Fervent admirers who can be expected to send their own high tea invitations to the Alaskan include the maverick Conservative MP Nadine Dorries. "Palin is a toughie," she said. "She has passion, charm, drive and ability along with a huge, massive connectivity to the American people. She continues to demonstrate her willingness to tackle tough domestic and international issues, in doing so she presents herself as a serious 2012 contender who is not willing to be defined by the liberal media."

Oh, that's perfect. Dorries has campaigned for restrictions on abortion in he U.K. that mimic those in the reddest U.S. states. She advocates abstinence education for adolescents -- escuse me, for adolescent girls -- in a way that strongly suggests she blames the victims of sexual abuse of minors.

Once when she appeared on a reality TV show that featured politicians trying to live on the money allotted to the unemployed, she cheated by hiding fifty pounds in her bra.

And she appeared to have violated the rules on MPs' expenses by claiming that a home far from both London and her own constituency was her primary residence -- and when challenged on expenses, she compared scrutiny of MPs' expenses to McCarthyism and suggested that such scrutiny might drive some MP to commit suicide. Ultimately she was challenged on reports of her activities as they appeared on her own blog.
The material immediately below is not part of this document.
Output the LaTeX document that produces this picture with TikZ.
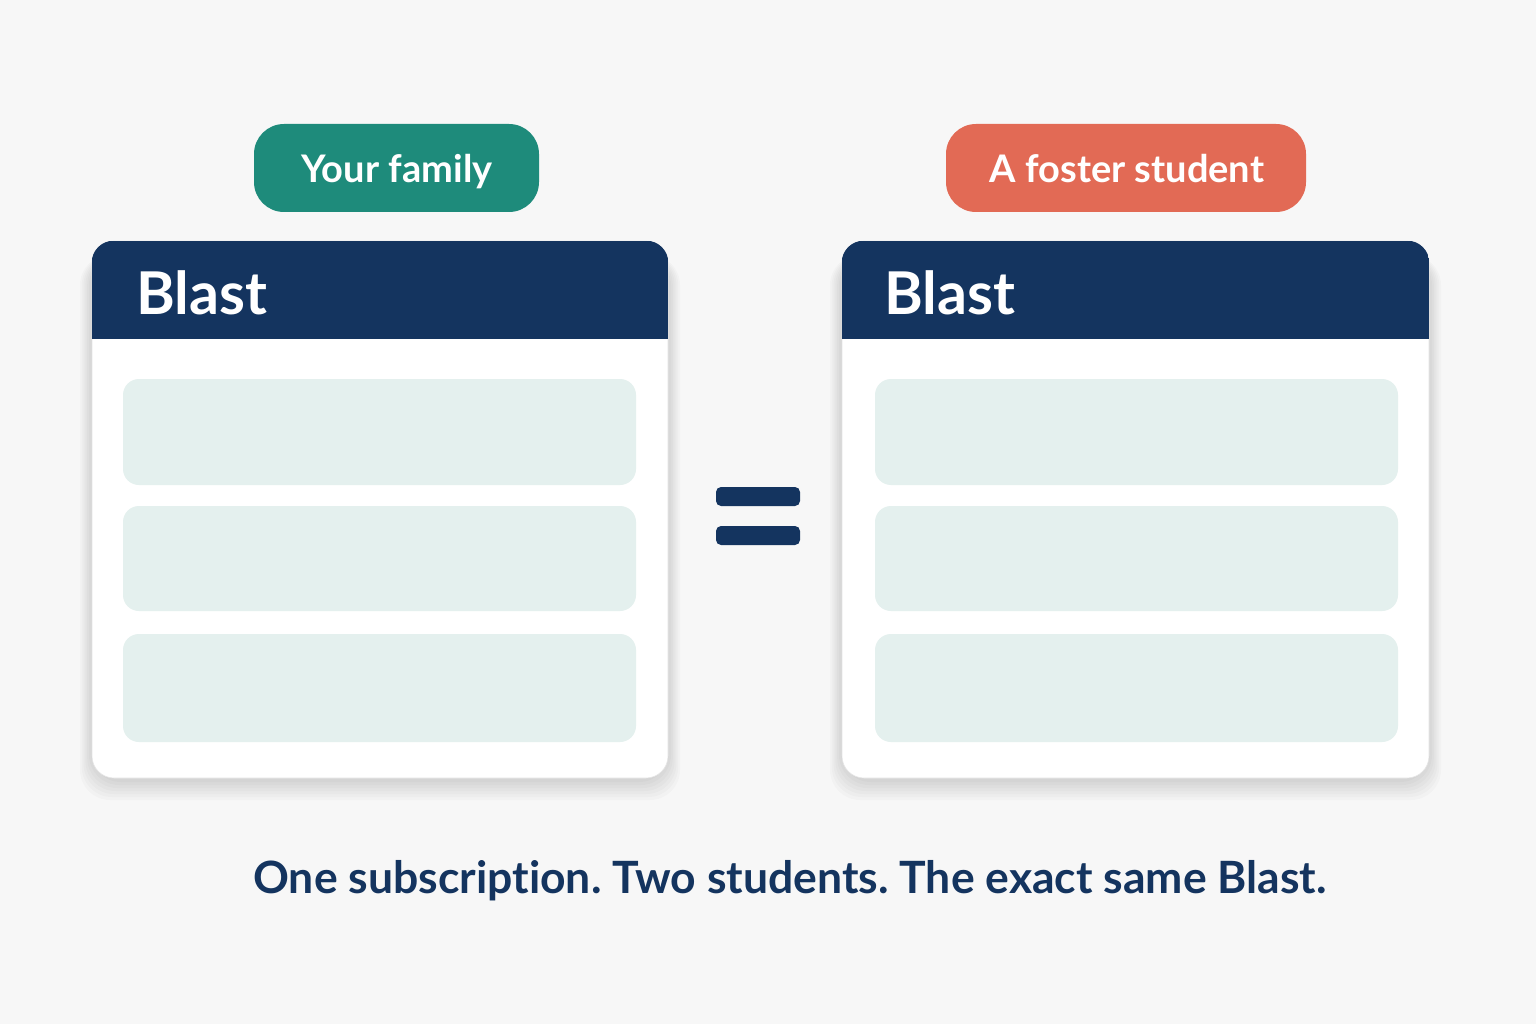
\documentclass[tikz,border=0pt]{standalone}
\usepackage{fontspec}
\setmainfont{Lato}[Ligatures=NoCommon]
\frenchspacing
\usetikzlibrary{calc}
\definecolor{navy}{RGB}{20,52,95}
\definecolor{teal1}{RGB}{30,139,123}
\definecolor{coral}{RGB}{226,106,85}
\definecolor{rowc}{RGB}{228,240,238}
\definecolor{bg}{RGB}{247,247,247}
\begin{document}
\begin{tikzpicture}[x=1pt,y=-1pt,
  card/.style={rectangle, rounded corners=22pt, fill=white, draw=black!10, line width=0.6pt,
    minimum height=537pt, inner sep=0pt},
  shade1/.style={fill=black, fill opacity=0.02, rounded corners=30pt},
  rowbox/.style={rectangle, rounded corners=16pt, fill=rowc, inner sep=0pt},
  pill/.style={rectangle, rounded corners=30pt, inner sep=0pt, minimum height=88pt},
  pilltext/.style={text=white, inner sep=0pt, anchor=base, font=\fontsize{38}{40}\selectfont\bfseries},
  bar/.style={rectangle, rounded corners=5pt, fill=navy, inner sep=0pt, minimum width=84pt, minimum height=19pt},
  title/.style={text=white, inner sep=0pt, anchor=base west, font=\fontsize{59}{62}\selectfont\bfseries},
  caption/.style={text=navy, inner sep=0pt, anchor=base, font=\fontsize{44.5}{48}\selectfont\bfseries}]
\fill[bg] (0,0) rectangle (1536,1024);
\useasboundingbox (0,0) rectangle (1536,1024);

% soft shadows
\foreach \d in {2,5,8,11,14,17,20}{
  \fill[shade1] (92-\d*0.6,241+14) rectangle (668+\d*0.6,778+2+\d);
  \fill[shade1] (842-\d*0.6,241+14) rectangle (1429+\d*0.6,778+2+\d);
}

% cards
\node[card, minimum width=576pt] (cardL) at (380,509.5) {};
\node[card, minimum width=587pt] (cardR) at (1135.5,509.5) {};
\foreach \c in {cardL,cardR}{
  \begin{scope}
    \clip[rounded corners=22pt] (\c.south west) rectangle (\c.north east);
    \fill[navy] (\c.north west) rectangle ($(\c.north east)+(0,98)$);
  \end{scope}
}

% rows left
\node[rowbox, minimum width=513pt, minimum height=106pt] (l1) at (379.5,432) {};
\node[rowbox, minimum width=513pt, minimum height=105pt] (l2) at (379.5,558.5) {};
\node[rowbox, minimum width=513pt, minimum height=108pt] (l3) at (379.5,688) {};
% rows right
\node[rowbox, minimum width=523pt, minimum height=106pt] (r1) at (1136.5,432) {};
\node[rowbox, minimum width=523pt, minimum height=105pt] (r2) at (1136.5,558.5) {};
\node[rowbox, minimum width=523pt, minimum height=108pt] (r3) at (1136.5,688) {};

% titles
\node[title] (tL) at (136,314) {Blast};
\node[title] (tR) at (884,314) {Blast};

% pills
\node[pill, fill=teal1, minimum width=285pt] (pL) at (396.5,168) {};
\node[pill, fill=coral, minimum width=360pt] (pR) at (1126,168) {};
\node[pilltext] (pLt) at (397,183) {Your family};
\node[pilltext] (pRt) at (1127,183) {A foster student};

% equals
\node[bar] (e1) at (758,496.5) {};
\node[bar] (e2) at (758,535.5) {};

% caption
\node[caption] (cap) at (790,893) {One subscription. Two students. The exact same Blast.};
\end{tikzpicture}
\end{document}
This was the result:

A Tory backbencher has admitted writing a blog that was "70% fiction" to reassure constituents about how hard she was working.

Nadine Dorries made the startling admission to investigators during a sleaze investigation that cleared her of abusing the Commons expenses system but found she had "misled" voters.

The Mid Bedfordshire MP had been accused of wrongly declaring her constituency property as her second home, even though it was thought she spent most of her time there.

The arrangement meant she was entitled to allowances worth £24,000 a year to fund the property.

However, standards commissioner John Lyon concluded that the MP had not breached the rules – because she was actually spending the majority of her time in the Cotswolds.....

According to documents published by the standards and privileges committee, Dorries responded: "My blog is 70% fiction and 30% fact. It is written as a tool to enable my constituents to know me better and to reassure them of my commitment to Mid Bedfordshire.

"I rely heavily on poetic licence and frequently replace one place name/event/fact with another."


So it's basically one ideologue/grifter/attention-junkie/double-talker's admiration for another.